Exercise details:
Reproduce the whole listing, character for character.

The data:

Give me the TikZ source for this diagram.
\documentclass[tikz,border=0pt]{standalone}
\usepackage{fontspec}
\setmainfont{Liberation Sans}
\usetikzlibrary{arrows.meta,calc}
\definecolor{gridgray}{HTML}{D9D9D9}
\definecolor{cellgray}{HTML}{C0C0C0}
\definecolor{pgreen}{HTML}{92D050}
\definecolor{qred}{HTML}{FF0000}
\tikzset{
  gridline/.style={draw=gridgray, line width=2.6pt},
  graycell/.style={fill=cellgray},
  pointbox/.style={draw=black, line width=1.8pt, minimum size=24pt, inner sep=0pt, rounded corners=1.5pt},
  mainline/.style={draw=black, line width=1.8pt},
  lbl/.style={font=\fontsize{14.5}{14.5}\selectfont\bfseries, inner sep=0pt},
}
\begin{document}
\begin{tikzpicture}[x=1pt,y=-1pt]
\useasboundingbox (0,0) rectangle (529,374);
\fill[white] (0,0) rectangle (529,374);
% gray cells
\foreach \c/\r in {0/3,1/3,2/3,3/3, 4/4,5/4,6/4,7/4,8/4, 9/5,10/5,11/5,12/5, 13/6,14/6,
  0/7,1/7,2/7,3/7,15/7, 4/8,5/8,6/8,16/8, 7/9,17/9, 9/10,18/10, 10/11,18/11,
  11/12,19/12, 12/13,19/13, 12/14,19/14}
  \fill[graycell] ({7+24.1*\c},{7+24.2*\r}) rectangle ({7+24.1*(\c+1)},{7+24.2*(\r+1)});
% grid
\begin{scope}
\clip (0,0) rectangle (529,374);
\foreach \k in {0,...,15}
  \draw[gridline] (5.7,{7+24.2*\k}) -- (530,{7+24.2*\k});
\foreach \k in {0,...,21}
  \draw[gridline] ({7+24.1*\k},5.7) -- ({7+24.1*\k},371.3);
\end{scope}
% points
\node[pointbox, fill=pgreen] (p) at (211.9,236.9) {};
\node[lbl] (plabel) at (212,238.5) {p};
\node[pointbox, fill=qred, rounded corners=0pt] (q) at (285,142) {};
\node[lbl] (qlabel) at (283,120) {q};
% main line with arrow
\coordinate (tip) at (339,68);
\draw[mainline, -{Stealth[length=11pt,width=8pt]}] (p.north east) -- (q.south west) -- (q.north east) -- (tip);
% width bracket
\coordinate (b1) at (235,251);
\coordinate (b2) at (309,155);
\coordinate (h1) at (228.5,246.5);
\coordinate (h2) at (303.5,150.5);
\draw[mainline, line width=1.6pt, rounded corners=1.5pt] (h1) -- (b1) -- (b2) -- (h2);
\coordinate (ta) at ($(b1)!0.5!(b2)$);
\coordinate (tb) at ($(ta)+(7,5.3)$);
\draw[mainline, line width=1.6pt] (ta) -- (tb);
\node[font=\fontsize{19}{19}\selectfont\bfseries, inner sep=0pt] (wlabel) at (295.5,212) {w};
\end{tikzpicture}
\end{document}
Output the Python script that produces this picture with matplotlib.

Task solution:
Give me the TikZ source for this diagram.
\documentclass[tikz,border=0pt]{standalone}
\usepackage{fontspec}
\setmainfont{Liberation Sans}
\usetikzlibrary{arrows.meta,calc}
\definecolor{gridgray}{HTML}{D9D9D9}
\definecolor{cellgray}{HTML}{C0C0C0}
\definecolor{pgreen}{HTML}{92D050}
\definecolor{qred}{HTML}{FF0000}
\tikzset{
  gridline/.style={draw=gridgray, line width=2.6pt},
  graycell/.style={fill=cellgray},
  pointbox/.style={draw=black, line width=1.8pt, minimum size=24pt, inner sep=0pt, rounded corners=1.5pt},
  mainline/.style={draw=black, line width=1.8pt},
  lbl/.style={font=\fontsize{14.5}{14.5}\selectfont\bfseries, inner sep=0pt},
}
\begin{document}
\begin{tikzpicture}[x=1pt,y=-1pt]
\useasboundingbox (0,0) rectangle (529,374);
\fill[white] (0,0) rectangle (529,374);
% gray cells
\foreach \c/\r in {0/3,1/3,2/3,3/3, 4/4,5/4,6/4,7/4,8/4, 9/5,10/5,11/5,12/5, 13/6,14/6,
  0/7,1/7,2/7,3/7,15/7, 4/8,5/8,6/8,16/8, 7/9,17/9, 9/10,18/10, 10/11,18/11,
  11/12,19/12, 12/13,19/13, 12/14,19/14}
  \fill[graycell] ({7+24.1*\c},{7+24.2*\r}) rectangle ({7+24.1*(\c+1)},{7+24.2*(\r+1)});
% grid
\begin{scope}
\clip (0,0) rectangle (529,374);
\foreach \k in {0,...,15}
  \draw[gridline] (5.7,{7+24.2*\k}) -- (530,{7+24.2*\k});
\foreach \k in {0,...,21}
  \draw[gridline] ({7+24.1*\k},5.7) -- ({7+24.1*\k},371.3);
\end{scope}
% points
\node[pointbox, fill=pgreen] (p) at (211.9,236.9) {};
\node[lbl] (plabel) at (212,238.5) {p};
\node[pointbox, fill=qred, rounded corners=0pt] (q) at (285,142) {};
\node[lbl] (qlabel) at (283,120) {q};
% main line with arrow
\coordinate (tip) at (339,68);
\draw[mainline, -{Stealth[length=11pt,width=8pt]}] (p.north east) -- (q.south west) -- (q.north east) -- (tip);
% width bracket
\coordinate (b1) at (235,251);
\coordinate (b2) at (309,155);
\coordinate (h1) at (228.5,246.5);
\coordinate (h2) at (303.5,150.5);
\draw[mainline, line width=1.6pt, rounded corners=1.5pt] (h1) -- (b1) -- (b2) -- (h2);
\coordinate (ta) at ($(b1)!0.5!(b2)$);
\coordinate (tb) at ($(ta)+(7,5.3)$);
\draw[mainline, line width=1.6pt] (ta) -- (tb);
\node[font=\fontsize{19}{19}\selectfont\bfseries, inner sep=0pt] (wlabel) at (295.5,212) {w};
\end{tikzpicture}
\end{document}
Output the Python script that produces this picture with matplotlib.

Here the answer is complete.